Yet another Improvement of Plantard Arithmetic for Faster Kyber on Low-end 32-bit IoT Devices
Junhao Huang, Haosong Zhao, Jipeng Zhang, Wangchen Dai, Lu Zhou, Ray C. C. Cheung, Cetin Kaya Koc, Donglong Chen
TL;DR
The paper addresses the challenge of efficiently implementing Kyber on memory-constrained 32-bit IoT devices. It advances Plantard arithmetic by enlarging its input range and tailoring it to Kyber's modulus, then couples these arithmetic improvements with ISA-specific optimizations for Cortex-M3 and RISC-V to minimize reductions and memory usage in NTT/INTT. The results show significant speedups (NTT/INTT) and substantial stack-memory reductions, enabling fast Kyber deployments on devices like Cortex-M3 and 16KiB RAM platforms, effectively setting new speed records.

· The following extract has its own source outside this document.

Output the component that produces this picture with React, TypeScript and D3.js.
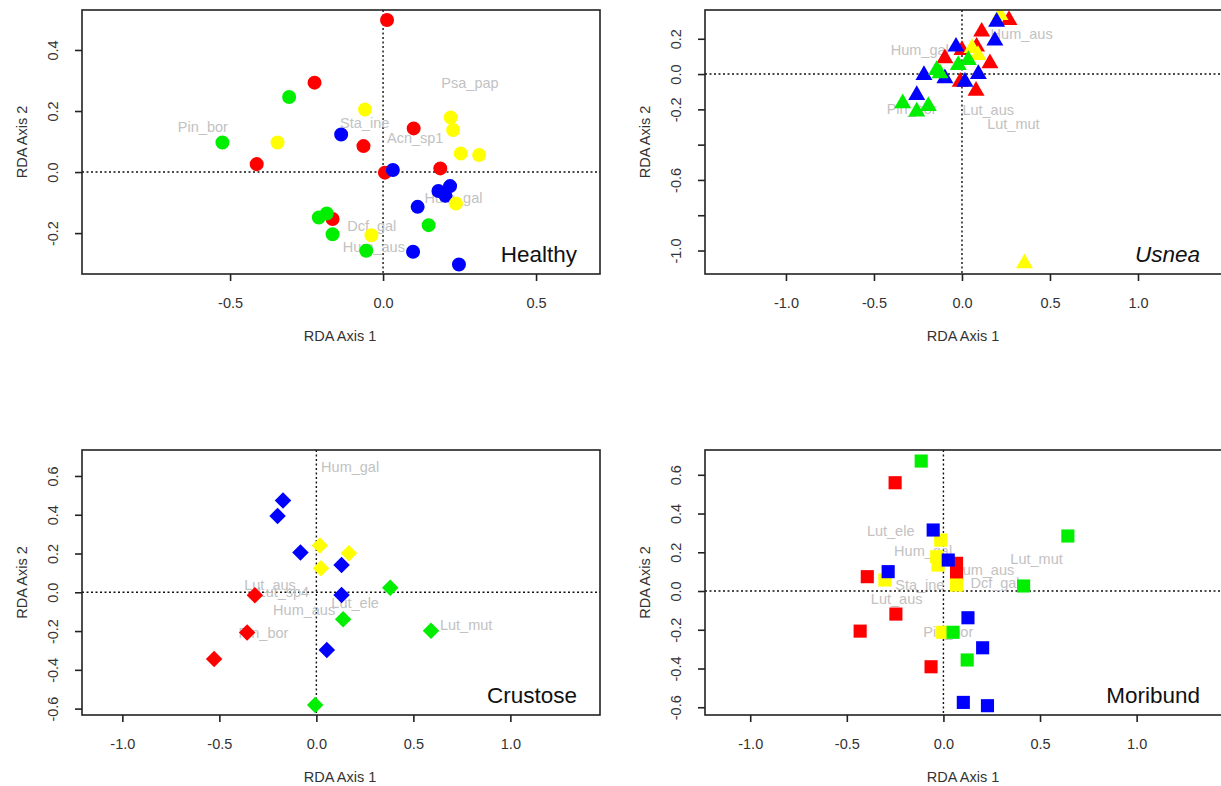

These contributions extend the practicality of PQC in edge environments and offer a pathway to broader adoption of Kyber in IoT contexts, with potential applicability to other 16-bit modulus LBC schemes.
Abstract
This paper presents another improved version of Plantard arithmetic that could speed up Kyber implementations on two low-end 32-bit IoT platforms (ARM Cortex-M3 and RISC-V) without SIMD extensions. Specifically, we further enlarge the input range of the Plantard arithmetic without modifying its computation steps. After tailoring the Plantard arithmetic for Kyber's modulus, we show that the input range of the Plantard multiplication by a constant is at least 2.14 times larger than the original design in TCHES2022. Then, two optimization techniques for efficient Plantard arithmetic on Cortex-M3 and RISC-V are presented. We show that the Plantard arithmetic supersedes both Montgomery and Barrett arithmetic on low-end 32-bit platforms. With the enlarged input range and the efficient implementation of the Plantard arithmetic on these platforms, we propose various optimization strategies for NTT/INTT. We minimize or entirely eliminate the modular reduction of coefficients in NTT/INTT by taking advantage of the larger input range of the proposed Plantard arithmetic on low-end 32-bit platforms. Furthermore, we propose two memory optimization strategies that reduce 23.50% to 28.31% stack usage for the speed-version Kyber implementation when compared to its counterpart on Cortex-M4. The proposed optimizations make the speed-version implementation more feasible on low-end IoT devices. Thanks to the aforementioned optimizations, our NTT/INTT implementation shows considerable speedups compared to the state-of-the-art work. Overall, we demonstrate the applicability of the speed-version Kyber implementation on memory-constrained IoT platforms and set new speed records for Kyber on these platforms.